* _WORK TO COMPLETE_
Retype every line from the start of the data down to and including the line with "import plotly.graph_objects as go". Skip the pictures.

* _PROVIDED MATERIAL_
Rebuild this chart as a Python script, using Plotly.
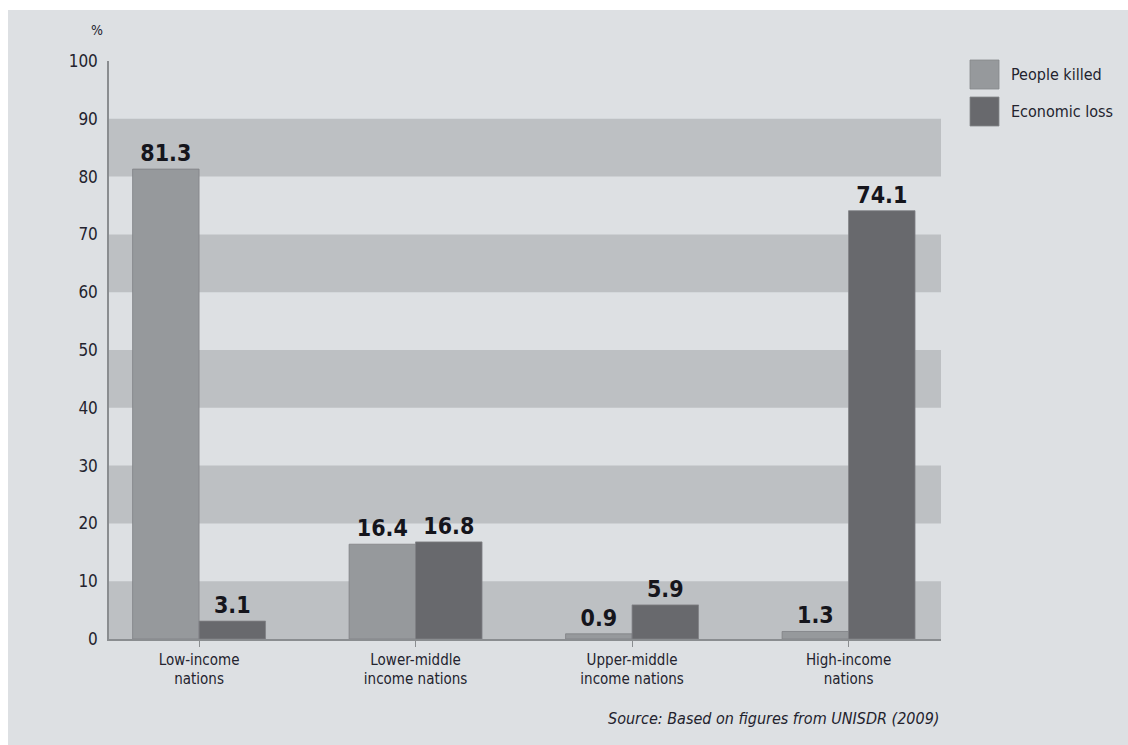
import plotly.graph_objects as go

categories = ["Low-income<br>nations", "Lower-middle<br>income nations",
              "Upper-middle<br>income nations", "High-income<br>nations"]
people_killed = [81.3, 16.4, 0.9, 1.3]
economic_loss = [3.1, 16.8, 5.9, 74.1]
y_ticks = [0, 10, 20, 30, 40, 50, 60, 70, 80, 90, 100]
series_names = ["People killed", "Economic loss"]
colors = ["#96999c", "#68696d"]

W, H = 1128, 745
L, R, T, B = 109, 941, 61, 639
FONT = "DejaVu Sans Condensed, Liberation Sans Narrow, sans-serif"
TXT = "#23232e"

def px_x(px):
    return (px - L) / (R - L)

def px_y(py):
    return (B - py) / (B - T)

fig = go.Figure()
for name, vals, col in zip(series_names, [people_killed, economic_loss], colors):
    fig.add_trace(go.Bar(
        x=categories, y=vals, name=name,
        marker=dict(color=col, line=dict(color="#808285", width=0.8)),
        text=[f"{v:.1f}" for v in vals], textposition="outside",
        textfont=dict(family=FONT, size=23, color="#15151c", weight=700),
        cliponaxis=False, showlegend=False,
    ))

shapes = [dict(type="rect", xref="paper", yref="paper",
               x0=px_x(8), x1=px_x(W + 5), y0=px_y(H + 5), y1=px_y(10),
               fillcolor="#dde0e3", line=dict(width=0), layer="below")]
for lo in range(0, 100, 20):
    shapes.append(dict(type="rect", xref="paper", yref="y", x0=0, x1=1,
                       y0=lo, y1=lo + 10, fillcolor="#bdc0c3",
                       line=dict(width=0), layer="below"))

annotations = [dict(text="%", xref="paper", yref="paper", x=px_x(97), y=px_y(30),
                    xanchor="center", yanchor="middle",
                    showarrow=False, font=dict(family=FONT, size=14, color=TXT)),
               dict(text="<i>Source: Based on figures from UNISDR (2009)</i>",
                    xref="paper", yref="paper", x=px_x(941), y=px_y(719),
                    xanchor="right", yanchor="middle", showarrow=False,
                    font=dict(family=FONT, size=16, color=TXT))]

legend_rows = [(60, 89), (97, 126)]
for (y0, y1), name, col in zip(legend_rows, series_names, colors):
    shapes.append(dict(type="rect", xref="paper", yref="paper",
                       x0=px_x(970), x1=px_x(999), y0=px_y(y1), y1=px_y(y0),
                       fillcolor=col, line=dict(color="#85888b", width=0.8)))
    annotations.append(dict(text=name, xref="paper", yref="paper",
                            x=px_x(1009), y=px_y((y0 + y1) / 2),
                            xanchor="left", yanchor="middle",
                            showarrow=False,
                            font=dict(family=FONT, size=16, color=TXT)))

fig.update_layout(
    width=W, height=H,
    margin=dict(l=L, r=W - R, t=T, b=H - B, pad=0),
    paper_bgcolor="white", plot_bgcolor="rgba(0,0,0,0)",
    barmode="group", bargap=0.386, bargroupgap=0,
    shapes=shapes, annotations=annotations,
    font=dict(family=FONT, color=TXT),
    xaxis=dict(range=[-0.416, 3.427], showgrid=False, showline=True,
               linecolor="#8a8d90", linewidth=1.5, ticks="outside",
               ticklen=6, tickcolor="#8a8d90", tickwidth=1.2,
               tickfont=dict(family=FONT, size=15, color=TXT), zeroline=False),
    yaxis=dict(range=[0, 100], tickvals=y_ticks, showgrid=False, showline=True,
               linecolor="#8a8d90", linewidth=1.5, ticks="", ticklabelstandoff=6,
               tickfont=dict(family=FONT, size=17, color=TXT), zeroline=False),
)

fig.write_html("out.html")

* _SOLUTION TO THIS TASK_
Rebuild this chart as a Python script, using Plotly.
import plotly.graph_objects as go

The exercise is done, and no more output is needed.